Last week we learned the company had been gazumped by Petrocanada, which is forking out $US2 billion for the prize. Woodside promptly skidded to under $13 on disappointment that it had failed to buy the assets in those far off and volatile lands. Go figure.

Some analysts seem to want Woodside boss John Akehurst to run around the world paying over the odds for risky ventures to plug a short-term earnings hole over the next couple of years. They are not prepared to look across the valley to the growth story ahead.

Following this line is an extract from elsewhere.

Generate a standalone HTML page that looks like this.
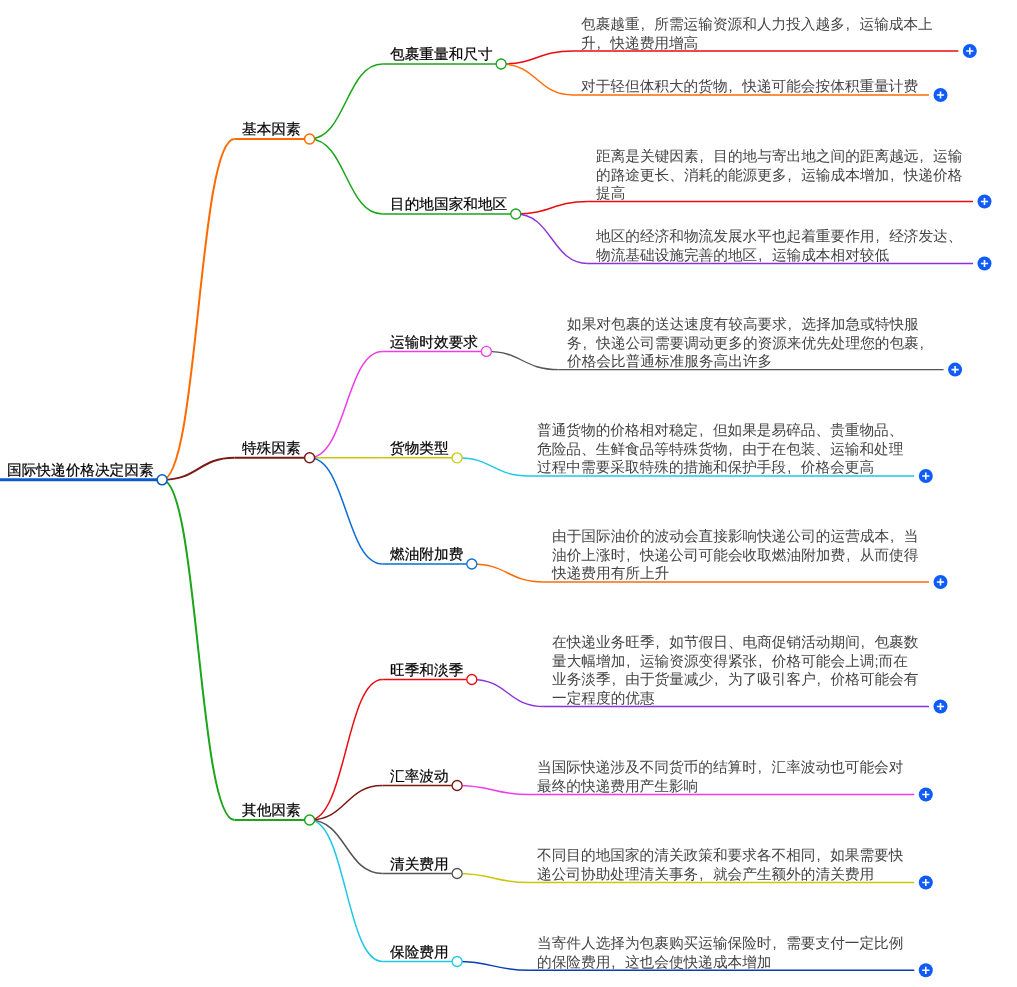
<!DOCTYPE html>
<html><head><meta charset="utf-8"><style>
html,body{margin:0;padding:0;background:#fff;width:1017px;height:987px;overflow:hidden}
body{position:relative;font-family:"Liberation Sans",sans-serif;text-rendering:geometricPrecision}
svg{position:absolute;left:0;top:0}
.lb,.ds{position:absolute;white-space:nowrap;will-change:transform;font-size:14.67px;line-height:18.5px}
.lb{color:#000;-webkit-text-stroke:0.2px #000}
.ds{color:#444}
.ds i{font-style:normal;display:inline-block;width:14.67px;text-indent:1px}
</style></head><body>
<svg width="1017" height="987" viewBox="0 0 1017 987">
<path d="M0 479.8H162.1" stroke="#0a5bc8" stroke-width="3" fill="none"/>
<path d="M162.1 479.8C198.3 479.8 198.3 139.0 234.5 139.0" stroke="#ff6a00" stroke-width="2" fill="none"/>
<path d="M234.5 139H309.6" stroke="#ff6a00" stroke-width="2" fill="none"/>
<path d="M309.6 139.0C346.0 139.0 346.0 64.0 382.5 64.0" stroke="#1aa51a" stroke-width="1.5" fill="none"/>
<path d="M382.5 64H501.1" stroke="#1aa51a" stroke-width="1.5" fill="none"/>
<path d="M501.1 64.0C537.1 64.0 537.1 51.0 573.1 51.0" stroke="#eb0a0f" stroke-width="1.4" fill="none"/>
<path d="M573.1 51H958.3" stroke="#eb0a0f" stroke-width="1.4" fill="none"/>
<g><circle cx="969.8" cy="51" r="7" fill="#105cfa"/><path d="M966.2 51H973.4M969.8 47.4V54.6" stroke="#fff" stroke-width="1.6"/></g>
<path d="M501.1 64.0C537.1 64.0 537.1 95.0 573.1 95.0" stroke="#ff6a00" stroke-width="1.4" fill="none"/>
<path d="M573.1 95H929.0" stroke="#ff6a00" stroke-width="1.4" fill="none"/>
<g><circle cx="940.5" cy="95" r="7" fill="#105cfa"/><path d="M936.9 95H944.1M940.5 91.4V98.6" stroke="#fff" stroke-width="1.6"/></g>
<path d="M309.6 139.0C346.0 139.0 346.0 214.0 382.5 214.0" stroke="#1aa51a" stroke-width="1.5" fill="none"/>
<path d="M382.5 214H515.8" stroke="#1aa51a" stroke-width="1.5" fill="none"/>
<path d="M515.8 214.0C551.8 214.0 551.8 201.5 587.8 201.5" stroke="#eb0a0f" stroke-width="1.4" fill="none"/>
<path d="M587.8 201.5H973.0" stroke="#eb0a0f" stroke-width="1.4" fill="none"/>
<g><circle cx="984.5" cy="201.5" r="7" fill="#105cfa"/><path d="M980.9 201.5H988.1M984.5 197.9V205.1" stroke="#fff" stroke-width="1.6"/></g>
<path d="M515.8 214.0C551.8 214.0 551.8 263.5 587.8 263.5" stroke="#8c32dc" stroke-width="1.4" fill="none"/>
<path d="M587.8 263.5H973.0" stroke="#8c32dc" stroke-width="1.4" fill="none"/>
<g><circle cx="984.5" cy="263.5" r="7" fill="#105cfa"/><path d="M980.9 263.5H988.1M984.5 259.9V267.1" stroke="#fff" stroke-width="1.6"/></g>
<path d="M162.1 479.8C198.3 479.8 198.3 457.8 234.5 457.8" stroke="#7a1a12" stroke-width="2" fill="none"/>
<path d="M234.5 457.8H309.6" stroke="#7a1a12" stroke-width="2" fill="none"/>
<path d="M309.6 457.8C346.0 457.8 346.0 351.4 382.5 351.4" stroke="#f03ce6" stroke-width="1.5" fill="none"/>
<path d="M382.5 351.4H486.4" stroke="#f03ce6" stroke-width="1.5" fill="none"/>
<path d="M486.4 351.4C522.4 351.4 522.4 369.6 558.4 369.6" stroke="#555555" stroke-width="1.4" fill="none"/>
<path d="M558.4 369.6H943.6" stroke="#555555" stroke-width="1.4" fill="none"/>
<g><circle cx="955.1" cy="369.6" r="7" fill="#105cfa"/><path d="M951.5 369.6H958.7M955.1 366.0V373.20000000000005" stroke="#fff" stroke-width="1.6"/></g>
<path d="M309.6 457.8C346.0 457.8 346.0 457.8 382.5 457.8" stroke="#c8c80a" stroke-width="1.5" fill="none"/>
<path d="M382.5 457.8H457.1" stroke="#c8c80a" stroke-width="1.5" fill="none"/>
<path d="M457.1 457.8C493.1 457.8 493.1 476.0 529.1 476.0" stroke="#1ec8e6" stroke-width="1.4" fill="none"/>
<path d="M529.1 476H914.3" stroke="#1ec8e6" stroke-width="1.4" fill="none"/>
<g><circle cx="925.8" cy="476" r="7" fill="#105cfa"/><path d="M922.2 476H929.4M925.8 472.4V479.6" stroke="#fff" stroke-width="1.6"/></g>
<path d="M309.6 457.8C346.0 457.8 346.0 564.0 382.5 564.0" stroke="#0a6ed6" stroke-width="1.5" fill="none"/>
<path d="M382.5 564H471.8" stroke="#0a6ed6" stroke-width="1.5" fill="none"/>
<path d="M471.8 564.0C507.8 564.0 507.8 582.0 543.8 582.0" stroke="#ff6a00" stroke-width="1.4" fill="none"/>
<path d="M543.8 582H929.0" stroke="#ff6a00" stroke-width="1.4" fill="none"/>
<g><circle cx="940.5" cy="582" r="7" fill="#105cfa"/><path d="M936.9 582H944.1M940.5 578.4V585.6" stroke="#fff" stroke-width="1.6"/></g>
<path d="M162.1 479.8C198.3 479.8 198.3 820.0 234.5 820.0" stroke="#1aa51a" stroke-width="2" fill="none"/>
<path d="M234.5 820H309.6" stroke="#1aa51a" stroke-width="2" fill="none"/>
<path d="M309.6 820.0C346.0 820.0 346.0 679.5 382.5 679.5" stroke="#eb0a0f" stroke-width="1.5" fill="none"/>
<path d="M382.5 679.5H471.8" stroke="#eb0a0f" stroke-width="1.5" fill="none"/>
<path d="M471.8 679.5C507.8 679.5 507.8 706.5 543.8 706.5" stroke="#8c32dc" stroke-width="1.4" fill="none"/>
<path d="M543.8 706.5H929.0" stroke="#8c32dc" stroke-width="1.4" fill="none"/>
<g><circle cx="940.5" cy="706.5" r="7" fill="#105cfa"/><path d="M936.9 706.5H944.1M940.5 702.9V710.1" stroke="#fff" stroke-width="1.6"/></g>
<path d="M309.6 820.0C346.0 820.0 346.0 785.5 382.5 785.5" stroke="#7a1a12" stroke-width="1.5" fill="none"/>
<path d="M382.5 785.5H457.1" stroke="#7a1a12" stroke-width="1.5" fill="none"/>
<path d="M457.1 785.5C493.1 785.5 493.1 794.5 529.1 794.5" stroke="#f03ce6" stroke-width="1.4" fill="none"/>
<path d="M529.1 794.5H914.3" stroke="#f03ce6" stroke-width="1.4" fill="none"/>
<g><circle cx="925.8" cy="794.5" r="7" fill="#105cfa"/><path d="M922.2 794.5H929.4M925.8 790.9V798.1" stroke="#fff" stroke-width="1.6"/></g>
<path d="M309.6 820.0C346.0 820.0 346.0 873.5 382.5 873.5" stroke="#555555" stroke-width="1.5" fill="none"/>
<path d="M382.5 873.5H457.1" stroke="#555555" stroke-width="1.5" fill="none"/>
<path d="M457.1 873.5C493.1 873.5 493.1 882.5 529.1 882.5" stroke="#c8c80a" stroke-width="1.4" fill="none"/>
<path d="M529.1 882.5H914.3" stroke="#c8c80a" stroke-width="1.4" fill="none"/>
<g><circle cx="925.8" cy="882.5" r="7" fill="#105cfa"/><path d="M922.2 882.5H929.4M925.8 878.9V886.1" stroke="#fff" stroke-width="1.6"/></g>
<path d="M309.6 820.0C346.0 820.0 346.0 961.5 382.5 961.5" stroke="#1ec8e6" stroke-width="1.5" fill="none"/>
<path d="M382.5 961.5H457.1" stroke="#1ec8e6" stroke-width="1.5" fill="none"/>
<path d="M457.1 961.5C493.1 961.5 493.1 970.3 529.1 970.3" stroke="#0a3cb4" stroke-width="1.4" fill="none"/>
<path d="M529.1 970.3H914.3" stroke="#0a3cb4" stroke-width="1.4" fill="none"/>
<g><circle cx="925.8" cy="970.3" r="7" fill="#105cfa"/><path d="M922.2 970.3H929.4M925.8 966.6999999999999V973.9" stroke="#fff" stroke-width="1.6"/></g>
<circle cx="162.1" cy="479.8" r="5" fill="#fff" stroke="#0a5bc8" stroke-width="1.6"/>
<circle cx="309.6" cy="139" r="5" fill="#fff" stroke="#ff6a00" stroke-width="1.5"/>
<circle cx="501.1" cy="64" r="5" fill="#fff" stroke="#1aa51a" stroke-width="1.3"/>
<circle cx="515.8" cy="214" r="5" fill="#fff" stroke="#1aa51a" stroke-width="1.3"/>
<circle cx="309.6" cy="457.8" r="5" fill="#fff" stroke="#7a1a12" stroke-width="1.5"/>
<circle cx="486.4" cy="351.4" r="5" fill="#fff" stroke="#f03ce6" stroke-width="1.3"/>
<circle cx="457.1" cy="457.8" r="5" fill="#fff" stroke="#c8c80a" stroke-width="1.3"/>
<circle cx="471.8" cy="564" r="5" fill="#fff" stroke="#0a6ed6" stroke-width="1.3"/>
<circle cx="309.6" cy="820" r="5" fill="#fff" stroke="#1aa51a" stroke-width="1.5"/>
<circle cx="471.8" cy="679.5" r="5" fill="#fff" stroke="#eb0a0f" stroke-width="1.3"/>
<circle cx="457.1" cy="785.5" r="5" fill="#fff" stroke="#7a1a12" stroke-width="1.3"/>
<circle cx="457.1" cy="873.5" r="5" fill="#fff" stroke="#555555" stroke-width="1.3"/>
<circle cx="457.1" cy="961.5" r="5" fill="#fff" stroke="#1ec8e6" stroke-width="1.3"/>
</svg>
<div class="lb" style="left:7px;top:462.0px">国际快递价格决定因素</div>
<div class="lb" style="left:242px;top:121.2px">基本因素</div>
<div class="lb" style="left:390px;top:46.2px">包裹重量和尺寸</div>
<div class="ds" style="left:581.4px;top:15.9px;width:368.7px">包裹越重<i>,</i>所需运输资源和人力投入越多<i>,</i>运输成本上<br>升<i>,</i>快递费用增高</div>
<div class="ds" style="left:581.4px;top:78.4px;width:339.4px">对于轻但体积大的货物<i>,</i>快递可能会按体积重量计费</div>
<div class="lb" style="left:390px;top:196.2px">目的地国家和地区</div>
<div class="ds" style="left:596.1px;top:147.9px;width:368.7px">距离是关键因素<i>,</i>目的地与寄出地之间的距离越远<i>,</i>运输<br>的路途更长、消耗的能源更多<i>,</i>运输成本增加<i>,</i>快递价格<br>提高</div>
<div class="ds" style="left:596.1px;top:228.4px;width:368.7px">地区的经济和物流发展水平也起着重要作用<i>,</i>经济发达、<br>物流基础设施完善的地区<i>,</i>运输成本相对较低</div>
<div class="lb" style="left:242px;top:440.0px">特殊因素</div>
<div class="lb" style="left:390px;top:333.6px">运输时效要求</div>
<div class="ds" style="left:566.7px;top:316.0px;width:368.7px">如果对包裹的送达速度有较高要求<i>,</i>选择加急或特快服<br>务<i>,</i>快递公司需要调动更多的资源来优先处理您的包裹<i>,</i><br>价格会比普通标准服务高出许多</div>
<div class="lb" style="left:390px;top:440.0px">货物类型</div>
<div class="ds" style="left:537.4px;top:422.4px;width:368.7px">普通货物的价格相对稳定<i>,</i>但如果是易碎品、贵重物品、<br>危险品、生鲜食品等特殊货物<i>,</i>由于在包装、运输和处理<br>过程中需要采取特殊的措施和保护手段<i>,</i>价格会更高</div>
<div class="lb" style="left:390px;top:546.2px">燃油附加费</div>
<div class="ds" style="left:552.0px;top:528.4px;width:368.7px">由于国际油价的波动会直接影响快递公司的运营成本<i>,</i>当<br>油价上涨时<i>,</i>快递公司可能会收取燃油附加费<i>,</i>从而使得<br>快递费用有所上升</div>
<div class="lb" style="left:242px;top:802.2px">其他因素</div>
<div class="lb" style="left:390px;top:661.7px">旺季和淡季</div>
<div class="ds" style="left:552.0px;top:634.4px;width:368.7px">在快递业务旺季<i>,</i>如节假日、电商促销活动期间<i>,</i>包裹数<br>量大幅增加<i>,</i>运输资源变得紧张<i>,</i>价格可能会上调;而在<br>业务淡季<i>,</i>由于货量减少<i>,</i>为了吸引客户<i>,</i>价格可能会有<br>一定程度的优惠</div>
<div class="lb" style="left:390px;top:767.7px">汇率波动</div>
<div class="ds" style="left:537.4px;top:759.4px;width:368.7px">当国际快递涉及不同货币的结算时<i>,</i>汇率波动也可能会对<br>最终的快递费用产生影响</div>
<div class="lb" style="left:390px;top:855.7px">清关费用</div>
<div class="ds" style="left:537.4px;top:847.4px;width:368.7px">不同目的地国家的清关政策和要求各不相同<i>,</i>如果需要快<br>递公司协助处理清关事务<i>,</i>就会产生额外的清关费用</div>
<div class="lb" style="left:390px;top:943.7px">保险费用</div>
<div class="ds" style="left:537.4px;top:935.2px;width:368.7px">当寄件人选择为包裹购买运输保险时<i>,</i>需要支付一定比例<br>的保险费用<i>,</i>这也会使快递成本增加</div>
</body></html>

Note that the seller of Veba was none other than BHP Billiton. If Woodside does get into bed with an acceptable partner, it is likely to be BHP Petroleum. If not, stand alone prospects remain very bright. The Perth group has a better-than-even-money chance of winning the 25-year contract to supply China’s Guandong province with three million tonnes a year of LNG – bringing on the NWS fifth production train.

Santos too copped a share shellacking following the reduction in estimated oil reserves after a review ordered by managing director John Ellice-Flint. The market has moaned for years that the Santos reserves were overstated. Now it is not happy with the new transparency.

Commodity shares have surged 15 per cent in recent weeks in the belief that the global economic contraction is over. It is illogical to leave energy out of the equation.